Il direttore musicale della Fondazione Teatro La Fenice, l’israeliano Eliahu Inbal, è perfettamente a suo agio con la partitura dodecafonica di Schoenberg, la cui apparente meccanicità e ripetitività viene valorizzata quale elemento espressivo in chiave parodistica.
Meno felice, invece, la proposta di “Pagliacci”, che non riesce ad andare oltre i più scontati cliché interpretativi. E’ forse venuto il momento che quest’opera, tutt’altro che banale sul piano musicale (si pensi solo al contrasto fra i toni sovraeccitati della vicenda “reale” e quelli deliziosamente artefatti come una porcellana di Capodimonte che accompagnano lo spettacolo delle maschere) venga ristudiata a fondo nei suoi meccanismi drammatici e affrancata da quella dimensione virulenta e triviale che rischia di farne un oggetto da museo del kitsch. Non va dimenticato, infatti, che il libretto dello stesso Leoncavallo, letterato non banale e allievo di Carducci a Bologna, propone un sottile ed ambiguo rapporto fra uomo e maschera, fra vita reale e finzione scenica, che ha fatto parlare addorittura di un’anticipazione di temi pirandelliani.

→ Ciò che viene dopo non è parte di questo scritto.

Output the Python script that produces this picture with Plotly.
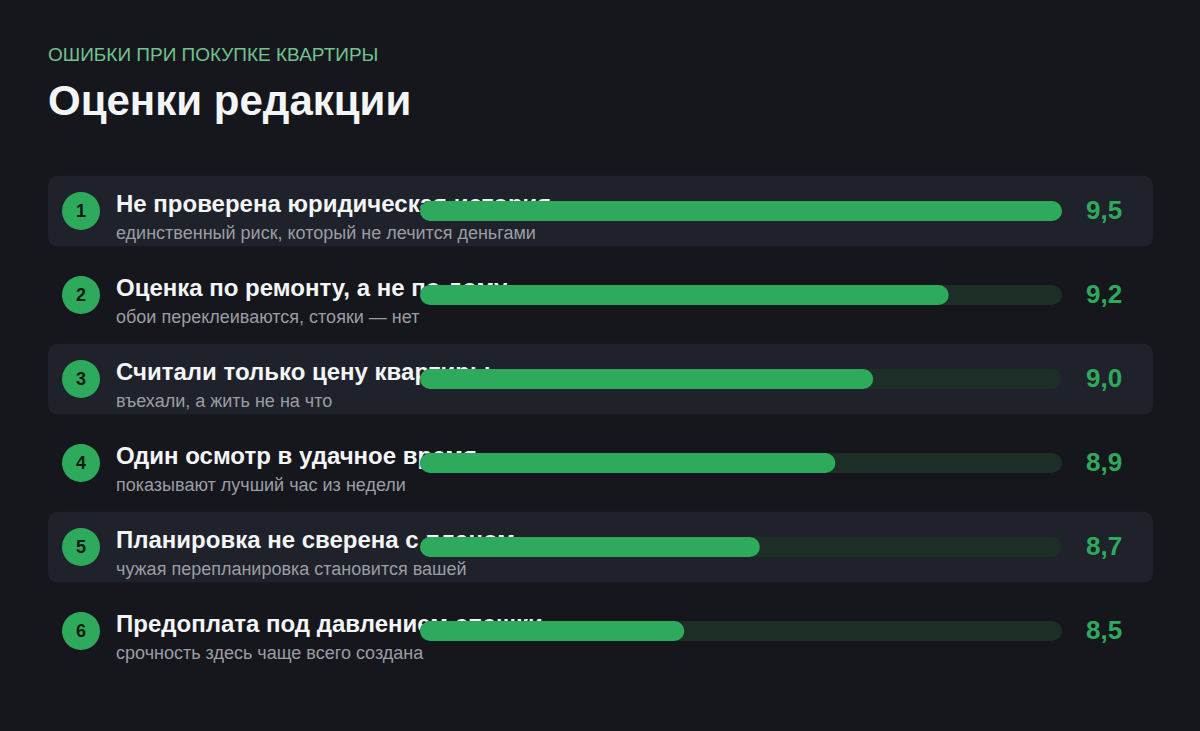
import plotly.graph_objects as go

# ---- data ----
titles = [
    "Не проверена юридическая история",
    "Оценка по ремонту, а не по дому",
    "Считали только цену квартиры",
    "Один осмотр в удачное время",
    "Планировка не сверена с планом",
    "Предоплата под давлением спешки",
]
subtitles = [
    "единственный риск, который не лечится деньгами",
    "обои переклеиваются, стояки — нет",
    "въехали, а жить не на что",
    "показывают лучший час из недели",
    "чужая перепланировка становится вашей",
    "срочность здесь чаще всего создана",
]
scores = [9.5, 9.2, 9.0, 8.9, 8.7, 8.5]
score_labels = ["9,5", "9,2", "9,0", "8,9", "8,7", "8,5"]
scale_min, scale_max = 7.8, 9.5

# ---- style ----
W, H = 1200, 731
BG = "#16171c"
CARD = "#1f222a"
TRACK = "#1d2e26"
GREEN = "#2eaa5c"
HEAD_GREEN = "#72c290"
SUB_GREY = "#9b9da4"
WHITE = "#f4f5f7"
FONT = "Liberation Sans, Arial, sans-serif"
ROW_PX = 84
FIRST_ROW_PX = 211
n = len(scores)

def px_x(p):
    return p / W

def px_y(p):
    return 1 - p / H

top_px = FIRST_ROW_PX - ROW_PX / 2
bot_px = top_px + ROW_PX * n
ydom = [px_y(bot_px), px_y(top_px)]

rows = list(range(n))
fig = go.Figure()

# titles (drawn in the first subplot, so the bars sit on top of them)
fig.add_trace(go.Scatter(
    x=[116] * n, y=[r - 5 / ROW_PX for r in rows], mode="text",
    text=[f"<b>{t}</b>" for t in titles], textposition="middle right",
    textfont=dict(family=FONT, size=24, color=WHITE),
    hoverinfo="skip", showlegend=False, xaxis="x", yaxis="y"))

bar_w = 20 / ROW_PX

def add_bar(start, end, color):
    fig.add_trace(go.Bar(
        y=rows, x=[e - s for s, e in zip(start, end)], base=start,
        orientation="h", width=bar_w,
        marker=dict(color=color, cornerradius=10, line=dict(width=0)),
        hoverinfo="skip", showlegend=False, xaxis="x2", yaxis="y2"))

add_bar([scale_min] * n, [scale_max] * n, TRACK)
add_bar([scale_min] * n, scores, GREEN)

shapes = []
annotations = []

rx, ry = 10 / W, 10 / ROW_PX
x0, x1 = px_x(48), px_x(1153)
for i in rows:
    if i % 2 == 0:
        y0, y1 = i - 0.42, i + 0.42
        path = (f"M {x0+rx},{y0} L {x1-rx},{y0} Q {x1},{y0} {x1},{y0+ry} "
                f"L {x1},{y1-ry} Q {x1},{y1} {x1-rx},{y1} L {x0+rx},{y1} "
                f"Q {x0},{y1} {x0},{y1-ry} L {x0},{y0+ry} Q {x0},{y0} {x0+rx},{y0} Z")
        shapes.append(dict(type="path", path=path, xref="paper", yref="y",
                           fillcolor=CARD, line=dict(width=0), layer="below"))
    r = 19 / ROW_PX
    shapes.append(dict(type="circle", xref="paper", yref="y",
                       x0=px_x(62), x1=px_x(100), y0=i - r, y1=i + r,
                       fillcolor=GREEN, line=dict(width=0), layer="below"))
    annotations.append(dict(x=px_x(81), y=i, xref="paper", yref="y", text=f"<b>{i+1}</b>",
                            showarrow=False, xanchor="center", yanchor="middle",
                            font=dict(family=FONT, size=18, color="#0e1a12")))
    annotations.append(dict(x=px_x(114), y=i, xref="paper", yref="y", text=subtitles[i],
                            showarrow=False, xanchor="left", yanchor="middle", yshift=-22,
                            font=dict(family=FONT, size=18, color=SUB_GREY)))
    annotations.append(dict(x=px_x(1084), y=i, xref="paper", yref="y", text=f"<b>{score_labels[i]}</b>",
                            showarrow=False, xanchor="left", yanchor="middle", yshift=1,
                            font=dict(family=FONT, size=26, color=GREEN)))

annotations.append(dict(x=px_x(46), y=px_y(55), xref="paper", yref="paper",
                        text="ОШИБКИ ПРИ ПОКУПКЕ КВАРТИРЫ", showarrow=False,
                        xanchor="left", yanchor="middle",
                        font=dict(family=FONT, size=19, color=HEAD_GREEN)))
annotations.append(dict(x=px_x(46), y=px_y(101), xref="paper", yref="paper",
                        text="<b>Оценки редакции</b>", showarrow=False,
                        xanchor="left", yanchor="middle",
                        font=dict(family=FONT, size=42, color=WHITE)))

fig.update_layout(
    width=W, height=H,
    margin=dict(l=0, r=0, t=0, b=0),
    paper_bgcolor=BG, plot_bgcolor="rgba(0,0,0,0)",
    barmode="overlay",
    showlegend=False,
    xaxis=dict(domain=[0, 1], range=[0, W], visible=False, fixedrange=True),
    yaxis=dict(domain=ydom, range=[n - 0.5, -0.5], visible=False, fixedrange=True),
    xaxis2=dict(domain=[px_x(420), px_x(1062)], range=[scale_min, scale_max],
                visible=False, fixedrange=True, anchor="y2"),
    yaxis2=dict(domain=ydom, range=[n - 0.5, -0.5], visible=False, fixedrange=True,
                anchor="x2"),
    shapes=shapes,
    annotations=annotations,
)

fig.write_html("out.html", config={"displayModeBar": False},
               post_script="document.body.style.margin='0';document.body.style.background='" + BG + "';")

Nemmeno l’allestimento e i costumi riescono a conferire originalità alla proposta della Fenice. Le scene sono quelle di Schoenberg girate in maniera da volgere il retro verso il pubblico. L’unico arredo è rappresentato da una grande pedana circolare su cui si svolge lo spettacolino dei guitti girovaghi. Il trionfo di quel minimalismo oggi imperversante negli allestimenti operistici un po’ perché fa colto e un po’ perché con i bilanci non c’è da scherzare. I costumi si segnalano per la povertà, in sintonia con le scene.
Anche la realizzazione musicale, nonostante la professionalità e l’impegno di tutti, è tale da suscitare entusiasmi. Imbal non sembra interessato a valorizzare i molteplici piani espressivi di questa singolare partitura, di cui sottolinea soprattutto, con un’enfasi sinfonica proveniente da un’altra cultura musicale, i momenti più sfogati e virulenti.

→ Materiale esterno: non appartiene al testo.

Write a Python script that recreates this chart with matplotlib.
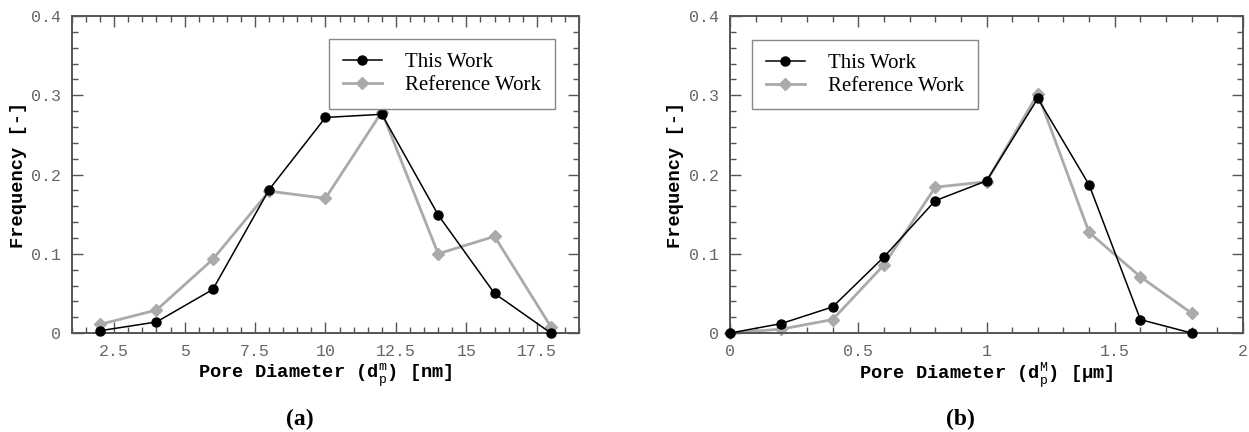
import numpy as np
import matplotlib.pyplot as plt
from matplotlib.ticker import MultipleLocator, FuncFormatter

# panel (a): mesopores, nm
x_a = [2, 4, 6, 8, 10, 12, 14, 16, 18]
this_a = [0.003, 0.014, 0.055, 0.181, 0.272, 0.276, 0.149, 0.050, 0.000]
ref_a = [0.011, 0.029, 0.093, 0.179, 0.170, 0.279, 0.100, 0.122, 0.008]

# panel (b): macropores, um
x_b = [0.0, 0.2, 0.4, 0.6, 0.8, 1.0, 1.2, 1.4, 1.6, 1.8]
this_b = [0.000, 0.012, 0.033, 0.096, 0.167, 0.192, 0.296, 0.187, 0.017, 0.000]
ref_b = [0.000, 0.005, 0.017, 0.086, 0.184, 0.191, 0.302, 0.127, 0.071, 0.025]

plt.rcParams['mathtext.fontset'] = 'custom'
plt.rcParams['mathtext.rm'] = 'Liberation Mono'
plt.rcParams['mathtext.bf'] = 'Liberation Mono:bold'

mono = 'Liberation Mono'
serif = 'Liberation Serif'
spine_c = '#555555'
tick_c = '#666666'
gray = '#aaaaaa'


def fmt(v, pos):
    return f'{v:g}'


fig = plt.figure(figsize=(12.49, 4.32), dpi=100)
ax1 = fig.add_axes([0.0576, 0.229, 0.406, 0.734])
ax2 = fig.add_axes([0.5845, 0.229, 0.4107, 0.734])

panels = [
    (ax1, x_a, this_a, ref_a, (1, 19), 2.5, 0.5,
     r'Pore Diameter ($\mathbf{d}_\mathrm{p}^\mathrm{m}$) [nm]', (0.507, 0.927), '(a)'),
    (ax2, x_b, this_b, ref_b, (0, 2), 0.5, 0.1,
     r'Pore Diameter ($\mathbf{d}_\mathrm{p}^\mathrm{M}$) [μm]', (0.043, 0.924), '(b)'),
]

for ax, x, tw, rw, xl, maj, mnr, xlab, lpos, tag in panels:
    lr, = ax.plot(x, rw, color=gray, lw=2, marker='D', ms=6.5,
                  mfc=gray, mec=gray, zorder=2, clip_on=False)
    lt, = ax.plot(x, tw, color='black', lw=1.1, marker='o', ms=6.5,
                  zorder=3, clip_on=False)
    ax.set_xlim(*xl)
    ax.set_ylim(0, 0.4)
    ax.xaxis.set_major_locator(MultipleLocator(maj))
    ax.xaxis.set_minor_locator(MultipleLocator(mnr))
    ax.yaxis.set_major_locator(MultipleLocator(0.1))
    ax.yaxis.set_minor_locator(MultipleLocator(0.02))
    ax.xaxis.set_major_formatter(FuncFormatter(fmt))
    ax.yaxis.set_major_formatter(FuncFormatter(fmt))
    ax.tick_params(which='both', direction='in', top=True, right=True,
                   color=spine_c, labelcolor=tick_c, labelsize=12)
    ax.tick_params(which='major', length=8, width=1, pad=8)
    ax.tick_params(which='minor', length=4, width=1)
    for lab in ax.get_xticklabels() + ax.get_yticklabels():
        lab.set_fontfamily(mono)
    for sp in ax.spines.values():
        sp.set_color(spine_c)
        sp.set_linewidth(1.4)
    ax.set_xlabel(xlab, fontfamily=mono, fontweight='bold', fontsize=13.5, va='center')
    ax.set_ylabel('Frequency [-]', fontfamily=mono, fontweight='bold', fontsize=13.5, va='center')
    ax.xaxis.set_label_coords(0.5, -0.132)
    ax.yaxis.set_label_coords(-0.106, 0.5)
    leg = ax.legend([lt, lr], ['This Work', 'Reference Work'], loc='upper left',
                    bbox_to_anchor=lpos, borderaxespad=0, fancybox=False,
                    framealpha=1, edgecolor='#888888', prop={'family': serif, 'size': 15},
                    handlelength=1.9, handletextpad=1.1, borderpad=0.65,
                    labelspacing=0.15)
    leg.get_frame().set_linewidth(1)
    bb = ax.get_position()
    fig.text(bb.x0 + bb.width * 0.45, 0.028, tag, ha='center', va='center',
             fontfamily=serif, fontweight='bold', fontsize=17)

fig.savefig('out.png', dpi=100)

Il tenore Piero Giuliacci è un Canio onestamente tradizionale, dalla interpretazione scenica e vocale sanguigna ed estroversa, aggrappato agli acuti robusti ma un po’ vuoto nei centri, con qualche difficoltà di intonazione qua e là. Accanto a lui il glorioso baritono spagnolo Juan Pons si aggira per il palcoscenico fingendo una deformità che la statura gigantesca rende improbabile. Ma la sua maschera da clown sorride inquietante, il suo gironzolare ciondolante è minaccioso, l’interprete vocale si impone, nonostante qualche emissione un po’ tesa e forzata soprattutto nel Prologo, per l’incisività bruciante del fraseggio e la pastosità del timbro.

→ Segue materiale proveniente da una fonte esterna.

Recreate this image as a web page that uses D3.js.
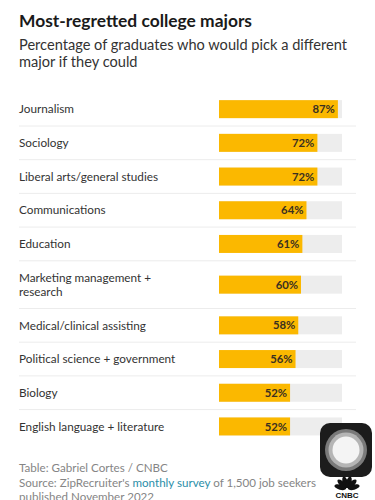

Il non facile personaggio di Nedda è messo a fuoco con bravura sul piano drammatico dal soprano rumeno Adina Nitescu, la cui emissione, però, patisce fin troppe asprezze soprattutto in zona acuta. Il Silvio (altro ruolo ingrato) del giovane baritono Marco Caria è promettente, il suo canto da innamorato nel duetto con Nedda offre belle sonorità emesse a fior di labbro con morbidezza e sensualità. Se riuscirà ad alleggerire ulteriormente un’emissione che risulta ancora appesantita e a liberare completamente, proiettandola verso l’esterno, una voce che appare al momento parzialmente impastoiata, l’artista potrà ottenere risultati lusinghieri. Da ultimo, va segnalato il Peppe corretto del tenore Luca Casalin, dal quale, però, ci saremmo aspettati un’emissione più leggera e trasparente, più sul fiato, nella serenata di Arlecchino.
Riferito del contributo appropriato e simpatico fornito dal coro della Fenice diretto da Claudio Marino Moretti e dai Piccoli Cantori Veneziani guidati da Diana D’Alessio, registriamo un pacato successo che ci è parso più convinto per “Von heute auf morgen” che non per “Pagliacci”.